◆ PROBLEM TO SOLVE ◆
Your task is to reproduce, verbatim and without pictures, the lines from the opening of the listing through the line containing "(0,0) rectangle (1181,700);".

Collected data
──────────────────────────────

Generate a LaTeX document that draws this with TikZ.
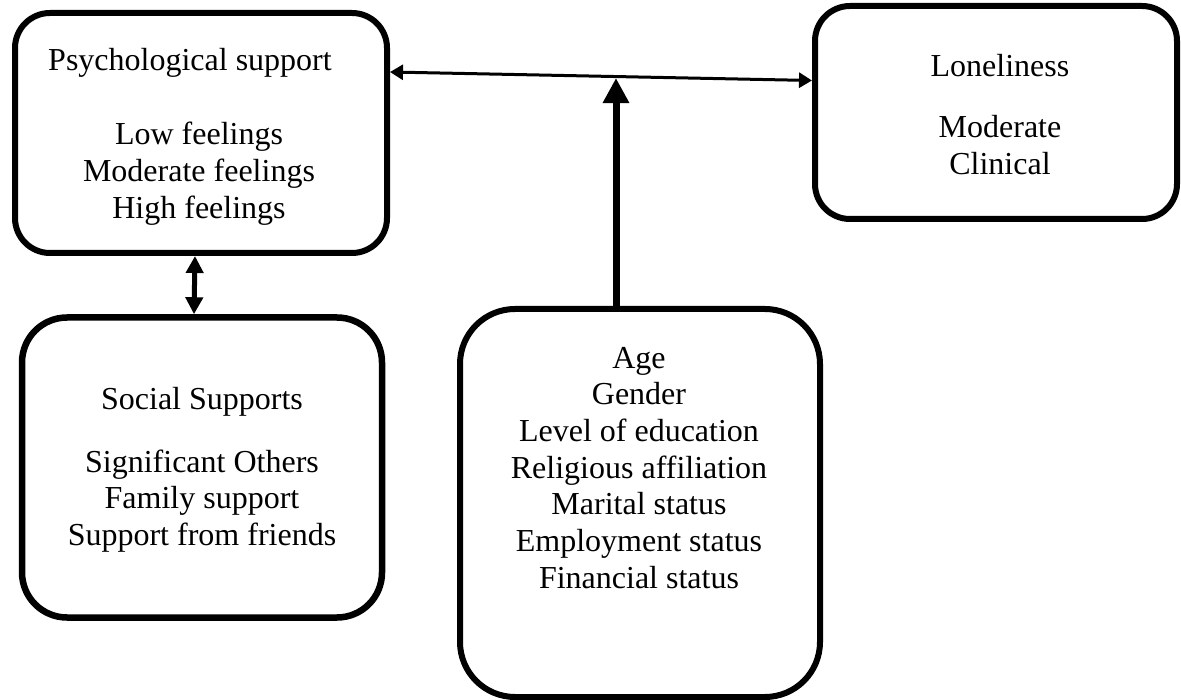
\documentclass[tikz,border=0pt]{standalone}
\usepackage{fontspec}
\setmainfont{Liberation Serif}
\usetikzlibrary{arrows.meta,calc}

\tikzset{
  box/.style={draw, line width=6pt, rectangle, inner sep=0pt},
  % multi-line labels are placed by the baseline of their last line
  label/.style={inner sep=0pt, anchor=base, align=center,
    font=\fontsize{32}{36.7}\selectfont},
  link/.style={line width=3pt, {Triangle[length=13pt,width=15pt]}-{Triangle[length=13pt,width=15pt]}},
  effect/.style={line width=7pt, -{Triangle[length=25pt,width=25pt]}},
  pair/.style={line width=5pt, {Triangle[length=17pt,width=17pt]}-{Triangle[length=17pt,width=17pt]}},
}

\begin{document}
\begin{tikzpicture}[x=1pt, y=-1pt]
  \path[use as bounding box] (0,0) rectangle (1181,700);

  % boxes
  \node[box, rounded corners=35pt, minimum width=372pt, minimum height=240pt] (psych) at (201,133) {};
  \node[box, rounded corners=35pt, minimum width=362pt, minimum height=213pt] (lonely) at (996,112.5) {};
  \node[box, line width=6.5pt, rounded corners=45pt, minimum width=360pt, minimum height=300pt] (social) at (202,467.5) {};
  \node[box, rounded corners=55pt, minimum width=360pt, minimum height=388pt] (demo) at (640,503) {};

  % texts
  \node[label] (psychT) at (190,71) {Psychological support};
  \node[label] (psychL) at (199,218.4) {Low feelings\\Moderate feelings\\High feelings};
  \node[label] (lonelyT) at (1000,77) {Loneliness};
  \node[label] (lonelyL) at (1000,174.7) {Moderate\\Clinical};
  \node[label] (socialT) at (202,410) {Social Supports};
  \node[label] (socialL) at (202,545.4) {Significant Others\\Family support\\Support from friends};
  \node[label] (demoL) at (639,588.2) {Age\\Gender\\Level of education\\Religious affiliation\\Marital status\\Employment status\\Financial status};

  % connectors
  \coordinate (hl) at ([yshift=61pt]psych.east);
  \coordinate (hr) at ([yshift=32pt]lonely.west);
  \draw[link] (hl) -- (hr);
  \coordinate (meet) at ($(hl)!0.537!(hr) + (0,1.5)$);
  \coordinate (base) at ([xshift=-24pt]demo.north);
  \draw[effect] (base) -- (base |- meet);
  \draw[pair] ([xshift=-6pt]psych.south) -- ([xshift=-8pt]social.north);
\end{tikzpicture}
\end{document}
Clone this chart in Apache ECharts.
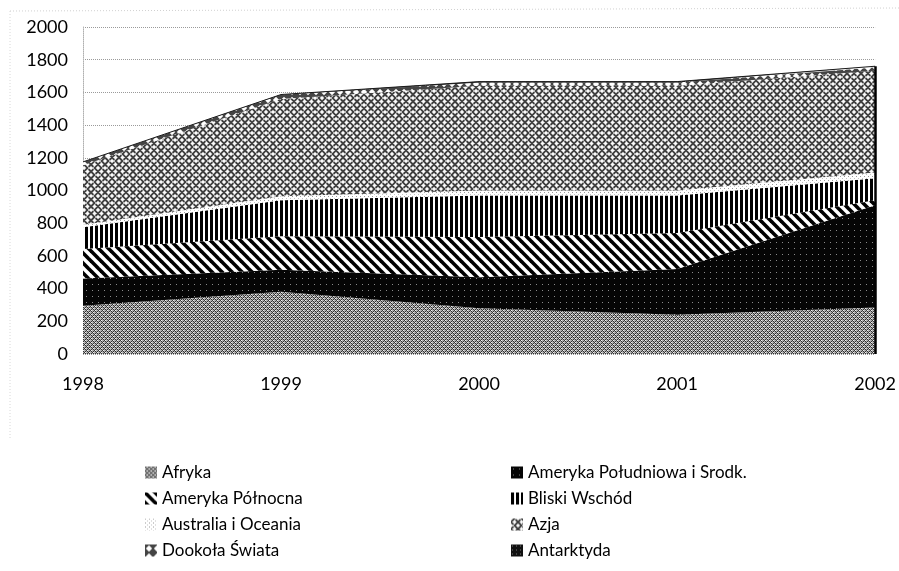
<!DOCTYPE html>
<html>
<head>
<meta charset="utf-8">
<script src="https://cdn.jsdelivr.net/npm/echarts@6/dist/echarts.min.js"></script>
<style>html,body{margin:0;padding:0;background:#fff}#c{width:899px;height:571px}</style>
</head>
<body>
<div id="c"></div>
<script>
// ---- data ----
const categories = ['1998', '1999', '2000', '2001', '2002'];
const yTicks = [0, 200, 400, 600, 800, 1000, 1200, 1400, 1600, 1800, 2000];
const seriesNames = ['Afryka', 'Ameryka Południowa i Srodk.', 'Ameryka Północna', 'Bliski Wschód',
  'Australia i Oceania', 'Azja', 'Dookoła Świata', 'Antarktyda'];
const afryka     = [295, 380, 280, 240, 285];
const amPoludn   = [167, 135, 190, 280, 625];
const amPolnoc   = [180, 205, 245, 220, 30];
const bliski     = [133, 220, 255, 230, 135];
const australia  = [15, 25, 30, 30, 35];
const azja       = [365, 595, 640, 640, 622];
const dookola    = [20, 25, 20, 20, 20];
const antarktyda = [0, 2, 6, 6, 8];
const legendLeft  = ['Afryka', 'Ameryka Północna', 'Australia i Oceania', 'Dookoła Świata'];
const legendRight = ['Ameryka Południowa i Srodk.', 'Bliski Wschód', 'Azja', 'Antarktyda'];

// ---- fill patterns ----
function tile(w, h, draw) {
  const c = document.createElement('canvas');
  c.width = w; c.height = h;
  const ctx = c.getContext('2d');
  draw(ctx, w, h);
  return { image: c, repeat: 'repeat' };
}
const pAfryka = tile(4, 4, (g) => {
  g.fillStyle = '#b0b0b0'; g.fillRect(0, 0, 4, 4);
  g.fillStyle = '#333';
  for (let x = 0; x < 4; x++) for (let y = 0; y < 4; y++)
    if ((x + y) % 4 === 0 || ((x - y) + 8) % 4 === 0) g.fillRect(x, y, 1, 1);
  g.fillStyle = '#f4f4f4'; g.fillRect(1, 0, 1, 1); g.fillRect(3, 2, 1, 1);
});
const pAmPoludn = tile(6, 6, (g) => {
  g.fillStyle = '#050505'; g.fillRect(0, 0, 6, 6);
  g.fillStyle = '#8a8a8a'; g.fillRect(2, 2, 1, 1);
});
const pAmPolnoc = tile(10, 10, (g) => {
  g.fillStyle = '#fff'; g.fillRect(0, 0, 10, 10);
  g.strokeStyle = '#000'; g.lineWidth = 3.6;
  for (const off of [-10, 0, 10]) {
    g.beginPath(); g.moveTo(off - 2, -2); g.lineTo(off + 12, 12); g.stroke();
  }
});
const pBliski = tile(5, 4, (g) => {
  g.fillStyle = '#fff'; g.fillRect(0, 0, 5, 4);
  g.fillStyle = '#000'; g.fillRect(0, 0, 3, 4);
});
const pAustralia = tile(4, 4, (g) => {
  g.fillStyle = '#fff'; g.fillRect(0, 0, 4, 4);
  g.fillStyle = '#9a9a9a'; g.fillRect(0, 0, 1, 1);
  g.fillStyle = '#c4c4c4'; g.fillRect(2, 2, 1, 1);
});
const pAzja = tile(14, 14, (g) => {
  const T = 14, s = T / Math.SQRT2 / 2;
  g.fillStyle = '#fafafa'; g.fillRect(0, 0, T, T);
  g.strokeStyle = '#404040'; g.lineWidth = 1.9; g.lineJoin = 'miter'; g.lineCap = 'square';
  for (let i = -3; i <= 3; i++) for (let j = -3; j <= 3; j++) {
    const px = i * T / 2 + j * T / 2, py = i * T / 2 - j * T / 2;
    g.save(); g.translate(px, py); g.rotate(Math.PI / 4);
    g.beginPath();
    g.moveTo(-s, -s * 0.5); g.lineTo(s * 0.5, -s * 0.5); g.lineTo(s * 0.5, s);
    g.moveTo(s, s * 0.5); g.lineTo(-s * 0.5, s * 0.5); g.lineTo(-s * 0.5, -s);
    g.stroke();
    g.restore();
  }
});
const pDookola = tile(8, 8, (g) => {
  g.fillStyle = '#444'; g.fillRect(0, 0, 8, 8);
  g.fillStyle = '#fff';
  g.beginPath(); g.moveTo(4, 0.8); g.lineTo(7.2, 4); g.lineTo(4, 7.2); g.lineTo(0.8, 4); g.closePath(); g.fill();
});
const pAntarktyda = tile(4, 4, (g) => {
  g.fillStyle = '#111'; g.fillRect(0, 0, 4, 4);
  g.fillStyle = '#777'; g.fillRect(1, 1, 1, 1);
});

const values = [afryka, amPoludn, amPolnoc, bliski, australia, azja, dookola, antarktyda];
const patterns = [pAfryka, pAmPoludn, pAmPolnoc, pBliski, pAustralia, pAzja, pDookola, pAntarktyda];
const lastIdx = categories.length - 1;
const lastTotal = values.reduce((a, arr) => a + arr[lastIdx], 0);

const FONT = 'Lato';
const TEXT = { fontFamily: FONT, fontSize: 18, color: '#000' };
const series = seriesNames.map((name, k) => {
  const s = {
    name: name,
    type: 'line',
    stack: 'total',
    data: values[k],
    symbol: 'none',
    showSymbol: false,
    silent: true,
    lineStyle: { width: k === 7 ? 1 : 0, color: '#1a1a1a' },
    itemStyle: { color: patterns[k] },
    areaStyle: { color: patterns[k], opacity: 1 },
    emphasis: { disabled: true },
    z: 2
  };
  if (k === 7) {
    s.markLine = {
      silent: true, symbol: ['none', 'none'], label: { show: false },
      lineStyle: { color: '#000', width: 2.5, type: 'solid' },
      animation: false,
      data: [[{ coord: [categories[lastIdx], 0] }, { coord: [categories[lastIdx], lastTotal] }]]
    };
  }
  return s;
});

const legendCommon = {
  orient: 'vertical',
  icon: 'rect',
  itemWidth: 12,
  itemHeight: 12,
  itemGap: 7,
  selectedMode: false,
  textStyle: Object.assign({}, TEXT, { fontSize: 17, lineHeight: 19 })
};

const chart = echarts.init(document.getElementById('c'), null, { renderer: 'canvas' });
chart.setOption({
  animation: false,
  backgroundColor: '#fff',
  grid: { left: 83, right: 22, top: 27, bottom: 217, containLabel: false },
  xAxis: {
    type: 'category',
    data: categories,
    boundaryGap: false,
    axisLine: { show: false },
    axisTick: { show: false },
    axisLabel: Object.assign({}, TEXT, { margin: 21 }),
    splitLine: { show: false }
  },
  yAxis: {
    type: 'value',
    min: yTicks[0],
    max: yTicks[yTicks.length - 1],
    interval: yTicks[1] - yTicks[0],
    axisLine: { show: true, lineStyle: { color: '#b0b0b0', type: 'dotted', width: 1 } },
    axisTick: { show: false },
    axisLabel: Object.assign({}, TEXT, { margin: 15, formatter: (v) => String(v) }),
    splitLine: { show: true, lineStyle: { color: '#9a9a9a', type: 'dotted', width: 1 } }
  },
  legend: [
    Object.assign({}, legendCommon, { left: 140, top: 458, data: legendLeft }),
    Object.assign({}, legendCommon, { left: 506, top: 458, data: legendRight })
  ],
  graphic: [
    { type: 'line', silent: true, shape: { x1: 10, y1: 11, x2: 899, y2: 8 },
      style: { stroke: '#d0d0d0', lineWidth: 1, lineDash: [1, 2] } },
    { type: 'line', silent: true, shape: { x1: 10, y1: 11, x2: 10, y2: 440 },
      style: { stroke: '#d8d8d8', lineWidth: 1, lineDash: [1, 2] } }
  ],
  series: series
});
</script>
</body>
</html>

──────────────────────────────

◆ FINAL RESULT ◆
Generate a LaTeX document that draws this with TikZ.
\documentclass[tikz,border=0pt]{standalone}
\usepackage{fontspec}
\setmainfont{Liberation Serif}
\usetikzlibrary{arrows.meta,calc}

\tikzset{
  box/.style={draw, line width=6pt, rectangle, inner sep=0pt},
  % multi-line labels are placed by the baseline of their last line
  label/.style={inner sep=0pt, anchor=base, align=center,
    font=\fontsize{32}{36.7}\selectfont},
  link/.style={line width=3pt, {Triangle[length=13pt,width=15pt]}-{Triangle[length=13pt,width=15pt]}},
  effect/.style={line width=7pt, -{Triangle[length=25pt,width=25pt]}},
  pair/.style={line width=5pt, {Triangle[length=17pt,width=17pt]}-{Triangle[length=17pt,width=17pt]}},
}

\begin{document}
\begin{tikzpicture}[x=1pt, y=-1pt]
  \path[use as bounding box] (0,0) rectangle (1181,700);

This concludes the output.